WRITTEN INSTRUCTION
Would you repeat the listing exactly but omit every picture?

--- start of DATA PROVIDED ---

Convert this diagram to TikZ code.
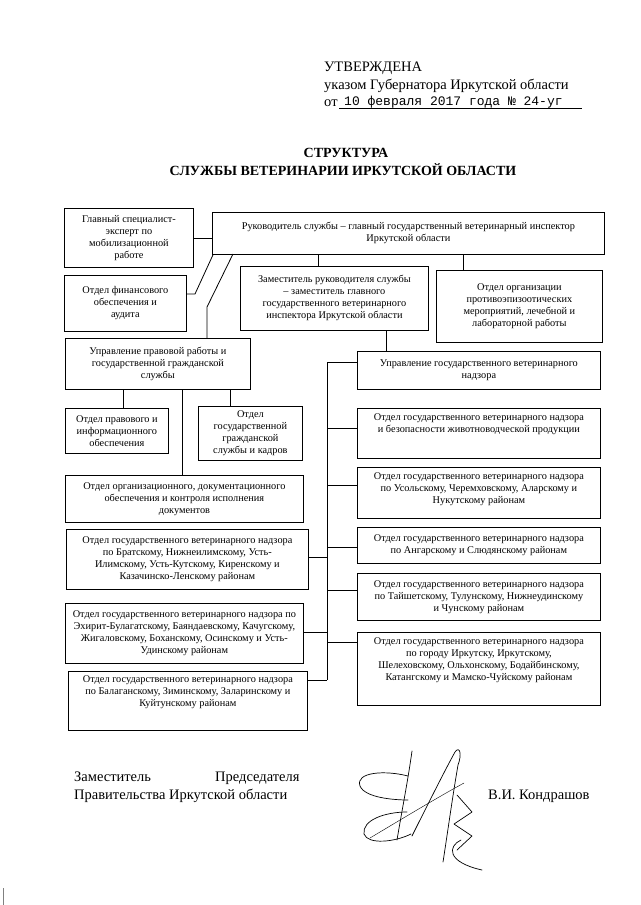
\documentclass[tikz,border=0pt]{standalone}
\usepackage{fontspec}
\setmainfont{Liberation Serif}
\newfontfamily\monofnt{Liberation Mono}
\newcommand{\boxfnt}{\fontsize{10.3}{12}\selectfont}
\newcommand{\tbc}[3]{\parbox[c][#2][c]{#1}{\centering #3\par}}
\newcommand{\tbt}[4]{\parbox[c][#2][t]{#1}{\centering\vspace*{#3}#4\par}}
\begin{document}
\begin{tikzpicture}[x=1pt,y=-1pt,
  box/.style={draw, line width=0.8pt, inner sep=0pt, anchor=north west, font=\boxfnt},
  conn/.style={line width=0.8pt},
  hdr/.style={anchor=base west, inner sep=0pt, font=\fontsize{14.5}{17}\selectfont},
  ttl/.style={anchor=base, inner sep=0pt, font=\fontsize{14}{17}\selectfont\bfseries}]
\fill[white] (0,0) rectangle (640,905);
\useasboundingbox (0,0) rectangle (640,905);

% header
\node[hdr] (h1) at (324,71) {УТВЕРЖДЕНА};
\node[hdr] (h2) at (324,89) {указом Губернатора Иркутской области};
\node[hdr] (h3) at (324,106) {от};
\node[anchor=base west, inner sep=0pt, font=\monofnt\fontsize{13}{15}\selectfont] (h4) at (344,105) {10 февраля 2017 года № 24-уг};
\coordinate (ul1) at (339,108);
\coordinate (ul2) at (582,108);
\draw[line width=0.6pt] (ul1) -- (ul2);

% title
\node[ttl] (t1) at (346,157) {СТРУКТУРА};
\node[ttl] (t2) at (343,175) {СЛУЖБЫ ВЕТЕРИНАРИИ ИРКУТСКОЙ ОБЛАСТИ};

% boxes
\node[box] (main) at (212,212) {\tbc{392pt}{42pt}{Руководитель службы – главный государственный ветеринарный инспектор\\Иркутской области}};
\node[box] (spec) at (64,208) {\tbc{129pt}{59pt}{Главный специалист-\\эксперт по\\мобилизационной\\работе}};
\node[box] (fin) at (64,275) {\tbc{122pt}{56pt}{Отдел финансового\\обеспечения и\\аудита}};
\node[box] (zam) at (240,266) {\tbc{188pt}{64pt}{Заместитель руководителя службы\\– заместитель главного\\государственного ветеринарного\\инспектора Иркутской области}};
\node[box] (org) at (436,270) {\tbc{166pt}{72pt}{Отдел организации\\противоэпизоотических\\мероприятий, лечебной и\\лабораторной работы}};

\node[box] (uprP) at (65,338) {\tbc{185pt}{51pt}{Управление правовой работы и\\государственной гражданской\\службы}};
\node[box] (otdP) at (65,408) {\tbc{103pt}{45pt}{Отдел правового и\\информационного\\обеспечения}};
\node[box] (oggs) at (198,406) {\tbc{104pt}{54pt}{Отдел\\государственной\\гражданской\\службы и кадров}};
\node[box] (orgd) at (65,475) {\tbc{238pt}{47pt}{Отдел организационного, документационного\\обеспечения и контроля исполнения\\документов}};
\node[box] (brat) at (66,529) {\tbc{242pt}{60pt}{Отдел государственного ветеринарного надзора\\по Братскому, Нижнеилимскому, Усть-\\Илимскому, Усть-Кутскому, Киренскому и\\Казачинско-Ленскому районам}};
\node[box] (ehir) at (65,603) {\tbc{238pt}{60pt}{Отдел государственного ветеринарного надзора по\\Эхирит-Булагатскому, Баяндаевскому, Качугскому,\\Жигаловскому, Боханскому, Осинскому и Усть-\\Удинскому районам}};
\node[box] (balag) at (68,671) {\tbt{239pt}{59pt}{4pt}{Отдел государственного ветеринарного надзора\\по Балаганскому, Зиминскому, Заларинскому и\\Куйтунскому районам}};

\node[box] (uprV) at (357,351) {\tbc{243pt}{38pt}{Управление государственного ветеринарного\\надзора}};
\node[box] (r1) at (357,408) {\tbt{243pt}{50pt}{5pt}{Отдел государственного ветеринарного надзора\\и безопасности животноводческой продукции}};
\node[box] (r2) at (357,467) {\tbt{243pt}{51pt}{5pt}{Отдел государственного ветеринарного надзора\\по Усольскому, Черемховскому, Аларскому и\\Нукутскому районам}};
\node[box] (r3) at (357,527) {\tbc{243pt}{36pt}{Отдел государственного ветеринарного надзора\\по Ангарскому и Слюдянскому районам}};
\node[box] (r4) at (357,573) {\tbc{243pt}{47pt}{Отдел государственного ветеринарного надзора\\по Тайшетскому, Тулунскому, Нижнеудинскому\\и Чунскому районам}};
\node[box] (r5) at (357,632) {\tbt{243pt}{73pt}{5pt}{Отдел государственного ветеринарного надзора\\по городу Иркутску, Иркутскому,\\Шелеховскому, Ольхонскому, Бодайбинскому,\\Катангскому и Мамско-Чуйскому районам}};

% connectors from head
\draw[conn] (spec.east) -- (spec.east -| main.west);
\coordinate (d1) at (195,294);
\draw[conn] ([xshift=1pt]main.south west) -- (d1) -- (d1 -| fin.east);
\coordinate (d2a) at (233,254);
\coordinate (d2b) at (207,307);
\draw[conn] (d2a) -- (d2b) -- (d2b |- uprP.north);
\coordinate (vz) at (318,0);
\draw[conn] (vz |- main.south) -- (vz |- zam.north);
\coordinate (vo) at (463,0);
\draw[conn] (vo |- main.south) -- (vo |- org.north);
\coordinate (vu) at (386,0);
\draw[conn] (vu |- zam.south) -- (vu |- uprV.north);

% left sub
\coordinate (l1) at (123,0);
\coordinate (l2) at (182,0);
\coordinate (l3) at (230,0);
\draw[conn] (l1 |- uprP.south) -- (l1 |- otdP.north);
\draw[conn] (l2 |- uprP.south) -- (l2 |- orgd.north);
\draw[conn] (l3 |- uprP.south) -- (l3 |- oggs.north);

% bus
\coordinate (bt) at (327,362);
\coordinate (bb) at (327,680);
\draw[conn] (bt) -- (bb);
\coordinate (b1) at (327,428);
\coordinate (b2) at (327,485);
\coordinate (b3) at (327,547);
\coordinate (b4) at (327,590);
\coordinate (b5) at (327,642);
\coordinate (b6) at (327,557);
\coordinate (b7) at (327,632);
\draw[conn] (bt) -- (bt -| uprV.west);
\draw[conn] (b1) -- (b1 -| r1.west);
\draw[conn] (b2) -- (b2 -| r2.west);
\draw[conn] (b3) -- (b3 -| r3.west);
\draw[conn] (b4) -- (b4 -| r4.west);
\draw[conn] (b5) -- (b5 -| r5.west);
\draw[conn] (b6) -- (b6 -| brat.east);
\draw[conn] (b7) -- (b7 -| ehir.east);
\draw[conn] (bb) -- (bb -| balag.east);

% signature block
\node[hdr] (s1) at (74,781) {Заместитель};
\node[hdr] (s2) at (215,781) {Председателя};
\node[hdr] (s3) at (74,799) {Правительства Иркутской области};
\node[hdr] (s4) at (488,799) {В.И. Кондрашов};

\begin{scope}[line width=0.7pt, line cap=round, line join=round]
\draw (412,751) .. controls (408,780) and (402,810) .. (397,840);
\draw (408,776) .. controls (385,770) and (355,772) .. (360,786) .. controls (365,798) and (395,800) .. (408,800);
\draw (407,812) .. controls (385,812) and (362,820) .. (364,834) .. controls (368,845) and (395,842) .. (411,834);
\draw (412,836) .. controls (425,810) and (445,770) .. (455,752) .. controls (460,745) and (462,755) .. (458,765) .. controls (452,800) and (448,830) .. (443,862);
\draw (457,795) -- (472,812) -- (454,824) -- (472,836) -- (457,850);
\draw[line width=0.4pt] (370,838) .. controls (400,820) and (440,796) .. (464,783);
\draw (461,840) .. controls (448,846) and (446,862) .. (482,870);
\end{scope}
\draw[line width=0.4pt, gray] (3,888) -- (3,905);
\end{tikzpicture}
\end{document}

--- end of DATA PROVIDED ---

CORRECT OUTPUT
Convert this diagram to TikZ code.
\documentclass[tikz,border=0pt]{standalone}
\usepackage{fontspec}
\setmainfont{Liberation Serif}
\newfontfamily\monofnt{Liberation Mono}
\newcommand{\boxfnt}{\fontsize{10.3}{12}\selectfont}
\newcommand{\tbc}[3]{\parbox[c][#2][c]{#1}{\centering #3\par}}
\newcommand{\tbt}[4]{\parbox[c][#2][t]{#1}{\centering\vspace*{#3}#4\par}}
\begin{document}
\begin{tikzpicture}[x=1pt,y=-1pt,
  box/.style={draw, line width=0.8pt, inner sep=0pt, anchor=north west, font=\boxfnt},
  conn/.style={line width=0.8pt},
  hdr/.style={anchor=base west, inner sep=0pt, font=\fontsize{14.5}{17}\selectfont},
  ttl/.style={anchor=base, inner sep=0pt, font=\fontsize{14}{17}\selectfont\bfseries}]
\fill[white] (0,0) rectangle (640,905);
\useasboundingbox (0,0) rectangle (640,905);

% header
\node[hdr] (h1) at (324,71) {УТВЕРЖДЕНА};
\node[hdr] (h2) at (324,89) {указом Губернатора Иркутской области};
\node[hdr] (h3) at (324,106) {от};
\node[anchor=base west, inner sep=0pt, font=\monofnt\fontsize{13}{15}\selectfont] (h4) at (344,105) {10 февраля 2017 года № 24-уг};
\coordinate (ul1) at (339,108);
\coordinate (ul2) at (582,108);
\draw[line width=0.6pt] (ul1) -- (ul2);

% title
\node[ttl] (t1) at (346,157) {СТРУКТУРА};
\node[ttl] (t2) at (343,175) {СЛУЖБЫ ВЕТЕРИНАРИИ ИРКУТСКОЙ ОБЛАСТИ};

% boxes
\node[box] (main) at (212,212) {\tbc{392pt}{42pt}{Руководитель службы – главный государственный ветеринарный инспектор\\Иркутской области}};
\node[box] (spec) at (64,208) {\tbc{129pt}{59pt}{Главный специалист-\\эксперт по\\мобилизационной\\работе}};
\node[box] (fin) at (64,275) {\tbc{122pt}{56pt}{Отдел финансового\\обеспечения и\\аудита}};
\node[box] (zam) at (240,266) {\tbc{188pt}{64pt}{Заместитель руководителя службы\\– заместитель главного\\государственного ветеринарного\\инспектора Иркутской области}};
\node[box] (org) at (436,270) {\tbc{166pt}{72pt}{Отдел организации\\противоэпизоотических\\мероприятий, лечебной и\\лабораторной работы}};

\node[box] (uprP) at (65,338) {\tbc{185pt}{51pt}{Управление правовой работы и\\государственной гражданской\\службы}};
\node[box] (otdP) at (65,408) {\tbc{103pt}{45pt}{Отдел правового и\\информационного\\обеспечения}};
\node[box] (oggs) at (198,406) {\tbc{104pt}{54pt}{Отдел\\государственной\\гражданской\\службы и кадров}};
\node[box] (orgd) at (65,475) {\tbc{238pt}{47pt}{Отдел организационного, документационного\\обеспечения и контроля исполнения\\документов}};
\node[box] (brat) at (66,529) {\tbc{242pt}{60pt}{Отдел государственного ветеринарного надзора\\по Братскому, Нижнеилимскому, Усть-\\Илимскому, Усть-Кутскому, Киренскому и\\Казачинско-Ленскому районам}};
\node[box] (ehir) at (65,603) {\tbc{238pt}{60pt}{Отдел государственного ветеринарного надзора по\\Эхирит-Булагатскому, Баяндаевскому, Качугскому,\\Жигаловскому, Боханскому, Осинскому и Усть-\\Удинскому районам}};
\node[box] (balag) at (68,671) {\tbt{239pt}{59pt}{4pt}{Отдел государственного ветеринарного надзора\\по Балаганскому, Зиминскому, Заларинскому и\\Куйтунскому районам}};

\node[box] (uprV) at (357,351) {\tbc{243pt}{38pt}{Управление государственного ветеринарного\\надзора}};
\node[box] (r1) at (357,408) {\tbt{243pt}{50pt}{5pt}{Отдел государственного ветеринарного надзора\\и безопасности животноводческой продукции}};
\node[box] (r2) at (357,467) {\tbt{243pt}{51pt}{5pt}{Отдел государственного ветеринарного надзора\\по Усольскому, Черемховскому, Аларскому и\\Нукутскому районам}};
\node[box] (r3) at (357,527) {\tbc{243pt}{36pt}{Отдел государственного ветеринарного надзора\\по Ангарскому и Слюдянскому районам}};
\node[box] (r4) at (357,573) {\tbc{243pt}{47pt}{Отдел государственного ветеринарного надзора\\по Тайшетскому, Тулунскому, Нижнеудинскому\\и Чунскому районам}};
\node[box] (r5) at (357,632) {\tbt{243pt}{73pt}{5pt}{Отдел государственного ветеринарного надзора\\по городу Иркутску, Иркутскому,\\Шелеховскому, Ольхонскому, Бодайбинскому,\\Катангскому и Мамско-Чуйскому районам}};

% connectors from head
\draw[conn] (spec.east) -- (spec.east -| main.west);
\coordinate (d1) at (195,294);
\draw[conn] ([xshift=1pt]main.south west) -- (d1) -- (d1 -| fin.east);
\coordinate (d2a) at (233,254);
\coordinate (d2b) at (207,307);
\draw[conn] (d2a) -- (d2b) -- (d2b |- uprP.north);
\coordinate (vz) at (318,0);
\draw[conn] (vz |- main.south) -- (vz |- zam.north);
\coordinate (vo) at (463,0);
\draw[conn] (vo |- main.south) -- (vo |- org.north);
\coordinate (vu) at (386,0);
\draw[conn] (vu |- zam.south) -- (vu |- uprV.north);

% left sub
\coordinate (l1) at (123,0);
\coordinate (l2) at (182,0);
\coordinate (l3) at (230,0);
\draw[conn] (l1 |- uprP.south) -- (l1 |- otdP.north);
\draw[conn] (l2 |- uprP.south) -- (l2 |- orgd.north);
\draw[conn] (l3 |- uprP.south) -- (l3 |- oggs.north);

% bus
\coordinate (bt) at (327,362);
\coordinate (bb) at (327,680);
\draw[conn] (bt) -- (bb);
\coordinate (b1) at (327,428);
\coordinate (b2) at (327,485);
\coordinate (b3) at (327,547);
\coordinate (b4) at (327,590);
\coordinate (b5) at (327,642);
\coordinate (b6) at (327,557);
\coordinate (b7) at (327,632);
\draw[conn] (bt) -- (bt -| uprV.west);
\draw[conn] (b1) -- (b1 -| r1.west);
\draw[conn] (b2) -- (b2 -| r2.west);
\draw[conn] (b3) -- (b3 -| r3.west);
\draw[conn] (b4) -- (b4 -| r4.west);
\draw[conn] (b5) -- (b5 -| r5.west);
\draw[conn] (b6) -- (b6 -| brat.east);
\draw[conn] (b7) -- (b7 -| ehir.east);
\draw[conn] (bb) -- (bb -| balag.east);

% signature block
\node[hdr] (s1) at (74,781) {Заместитель};
\node[hdr] (s2) at (215,781) {Председателя};
\node[hdr] (s3) at (74,799) {Правительства Иркутской области};
\node[hdr] (s4) at (488,799) {В.И. Кондрашов};

\begin{scope}[line width=0.7pt, line cap=round, line join=round]
\draw (412,751) .. controls (408,780) and (402,810) .. (397,840);
\draw (408,776) .. controls (385,770) and (355,772) .. (360,786) .. controls (365,798) and (395,800) .. (408,800);
\draw (407,812) .. controls (385,812) and (362,820) .. (364,834) .. controls (368,845) and (395,842) .. (411,834);
\draw (412,836) .. controls (425,810) and (445,770) .. (455,752) .. controls (460,745) and (462,755) .. (458,765) .. controls (452,800) and (448,830) .. (443,862);
\draw (457,795) -- (472,812) -- (454,824) -- (472,836) -- (457,850);
\draw[line width=0.4pt] (370,838) .. controls (400,820) and (440,796) .. (464,783);
\draw (461,840) .. controls (448,846) and (446,862) .. (482,870);
\end{scope}
\draw[line width=0.4pt, gray] (3,888) -- (3,905);
\end{tikzpicture}
\end{document}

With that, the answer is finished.